A Child Who Doesn’t Listen — and the Mother Who Keeps Paying for It

This morning I woke up with the same thought I fell asleep with:

I’m tired of cleaning up messes I didn’t make.

There’s a different kind of exhaustion that comes from raising a child who hears every word you say but listens to none of it. The kind of kid who will look you dead in your face, nod like they understand, and then walk straight into the exact situation you warned them about — like your words were just background noise.

And then there’s me.

The mother who hates asking for help.

The mother who will drag herself through fire before she lets anyone see her sweat.

The mother who ends up knee‑deep in her child’s chaos, holding everything together with a shaky hand and a clenched jaw.

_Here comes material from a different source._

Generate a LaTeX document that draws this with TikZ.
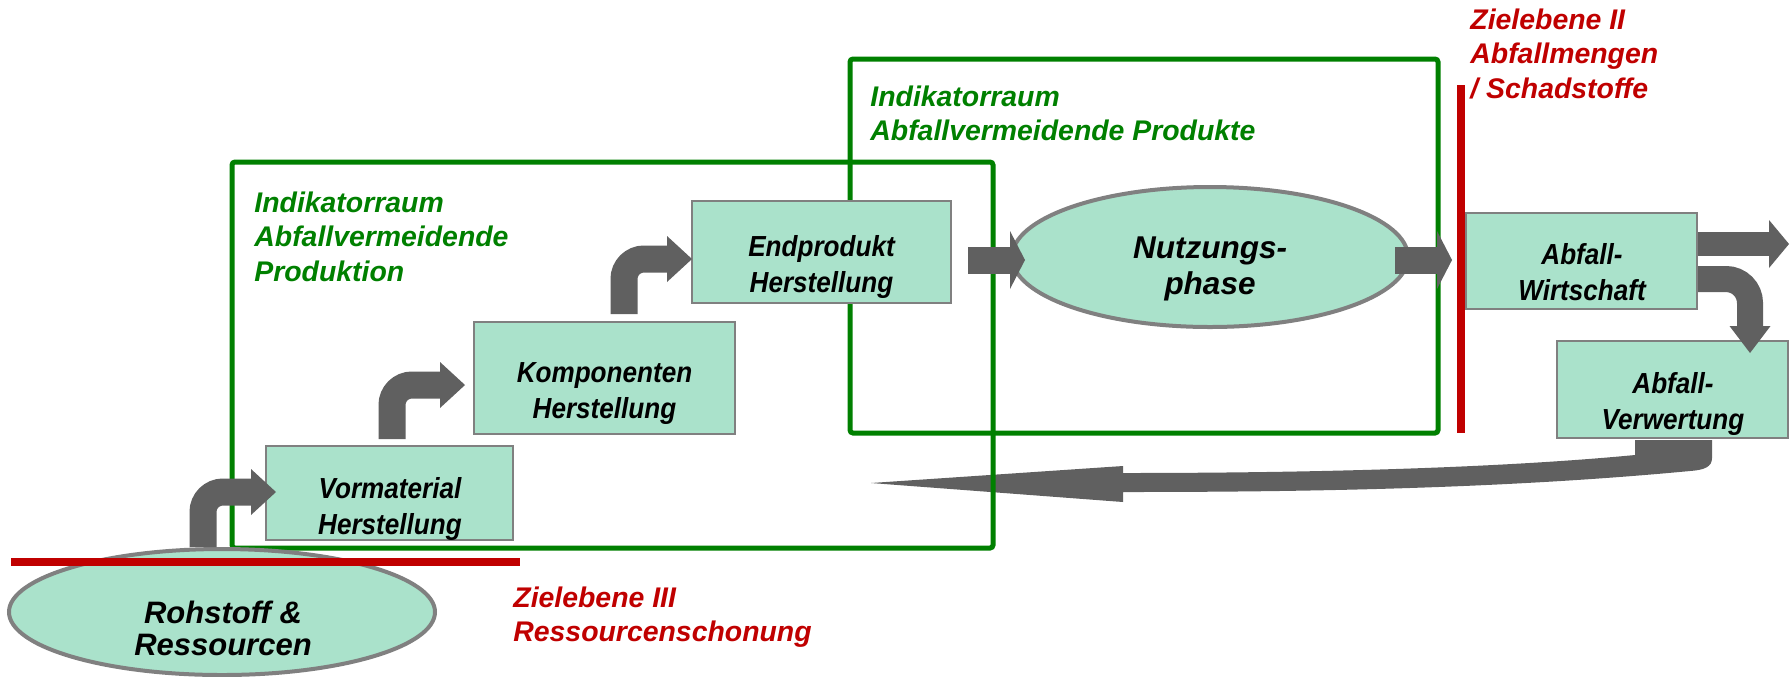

Yesterday broke something in me.

Not my love — that’s unshakeable.

But my patience.

My silence.

My habit of pretending I’m fine when I’m drowning.

I was overwhelmed.

Angry.

Tired in a way sleep doesn’t fix.

And when I sat down to write, nothing came out.

Not because I didn’t have anything to say — but because I had too much.

Too much noise.

Too much frustration.

Too much weight on my shoulders that nobody else even knew I was carrying.

But this morning?

I’m writing from the other side of that storm.

Still tired.

Still frustrated.

But finally honest about the load I’ve been dragging behind me.

Motherhood is loud.

Kids are louder.

But the loudest thing of all is the truth we don’t say out loud:

I need help.

Not because I’m weak.

Not because I’m failing.

But because I’m human.

And sometimes being human means admitting that the strongest people in the house get tired too.

Today, I’m choosing honesty over pretending.

I’m choosing to say the thing I never say:

I can’t keep carrying everything alone — especially not the things that aren’t mine.